■ Exercise ■
Print nothing but the lines from the start of the listing below through the line that contains "import plotly.graph_objects as go". Do not include the pictures.

■ Given data ■
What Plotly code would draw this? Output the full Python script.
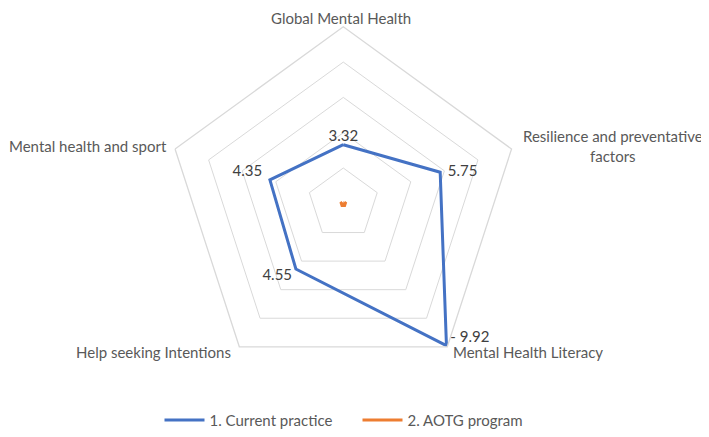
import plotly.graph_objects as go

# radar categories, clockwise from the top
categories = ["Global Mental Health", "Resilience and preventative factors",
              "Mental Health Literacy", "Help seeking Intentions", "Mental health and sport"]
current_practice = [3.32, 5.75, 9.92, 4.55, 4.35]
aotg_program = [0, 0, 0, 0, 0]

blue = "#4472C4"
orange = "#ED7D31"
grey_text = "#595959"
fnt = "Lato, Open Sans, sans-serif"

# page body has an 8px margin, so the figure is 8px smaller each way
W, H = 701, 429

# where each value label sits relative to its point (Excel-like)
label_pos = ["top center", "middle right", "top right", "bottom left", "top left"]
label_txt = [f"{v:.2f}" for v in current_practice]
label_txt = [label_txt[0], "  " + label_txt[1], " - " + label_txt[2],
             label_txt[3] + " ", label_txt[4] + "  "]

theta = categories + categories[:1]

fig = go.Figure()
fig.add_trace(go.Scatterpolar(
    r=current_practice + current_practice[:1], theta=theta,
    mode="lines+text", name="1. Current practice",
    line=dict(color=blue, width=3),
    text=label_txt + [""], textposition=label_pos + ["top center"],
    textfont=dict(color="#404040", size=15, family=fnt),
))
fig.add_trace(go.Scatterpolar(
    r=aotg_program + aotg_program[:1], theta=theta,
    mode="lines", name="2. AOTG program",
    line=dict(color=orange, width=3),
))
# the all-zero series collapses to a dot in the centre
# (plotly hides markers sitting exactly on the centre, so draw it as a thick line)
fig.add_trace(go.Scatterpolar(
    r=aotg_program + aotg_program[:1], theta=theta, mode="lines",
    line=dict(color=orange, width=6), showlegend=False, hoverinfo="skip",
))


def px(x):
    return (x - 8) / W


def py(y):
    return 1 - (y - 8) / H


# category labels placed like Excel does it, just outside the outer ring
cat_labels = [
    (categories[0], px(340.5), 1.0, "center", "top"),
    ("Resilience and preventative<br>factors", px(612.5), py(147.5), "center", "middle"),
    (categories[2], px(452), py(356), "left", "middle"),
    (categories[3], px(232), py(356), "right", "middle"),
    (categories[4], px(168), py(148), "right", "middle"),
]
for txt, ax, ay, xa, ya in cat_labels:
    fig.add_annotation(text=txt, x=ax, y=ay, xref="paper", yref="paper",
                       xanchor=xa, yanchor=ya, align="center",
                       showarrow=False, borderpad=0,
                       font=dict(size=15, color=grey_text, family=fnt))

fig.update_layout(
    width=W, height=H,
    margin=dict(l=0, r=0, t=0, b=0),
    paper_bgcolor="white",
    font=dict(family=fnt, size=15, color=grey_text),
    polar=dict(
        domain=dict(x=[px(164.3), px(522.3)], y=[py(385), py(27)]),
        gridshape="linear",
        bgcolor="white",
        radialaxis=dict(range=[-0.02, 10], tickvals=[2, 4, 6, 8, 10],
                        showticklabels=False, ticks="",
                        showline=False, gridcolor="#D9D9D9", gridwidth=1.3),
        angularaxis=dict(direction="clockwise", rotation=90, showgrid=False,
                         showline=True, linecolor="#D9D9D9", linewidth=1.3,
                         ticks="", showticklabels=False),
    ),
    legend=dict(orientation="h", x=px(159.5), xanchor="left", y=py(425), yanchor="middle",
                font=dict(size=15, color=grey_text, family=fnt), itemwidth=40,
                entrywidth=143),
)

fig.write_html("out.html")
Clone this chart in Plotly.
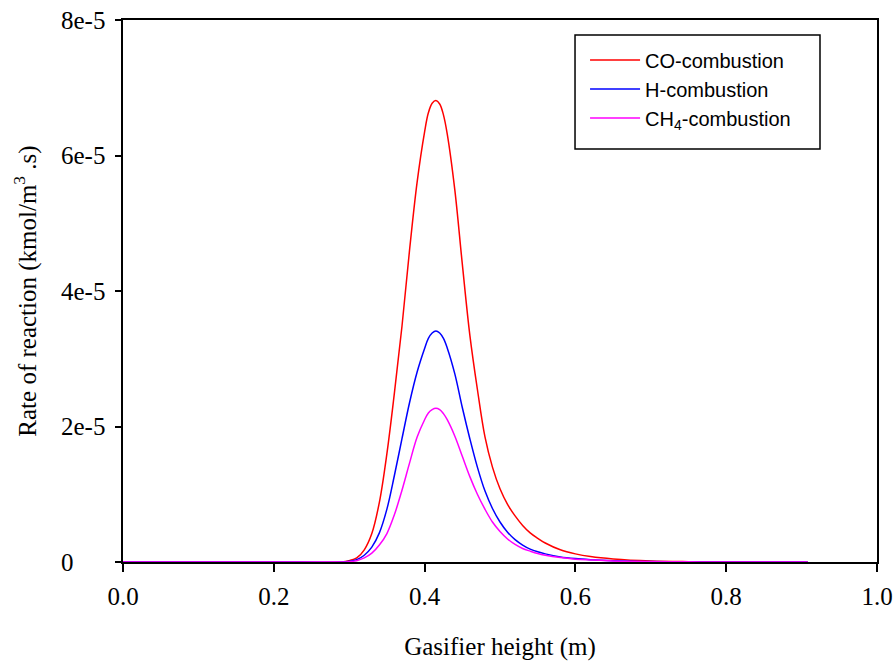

■ Solution for this problem ■
What Plotly code would draw this? Output the full Python script.
import plotly.graph_objects as go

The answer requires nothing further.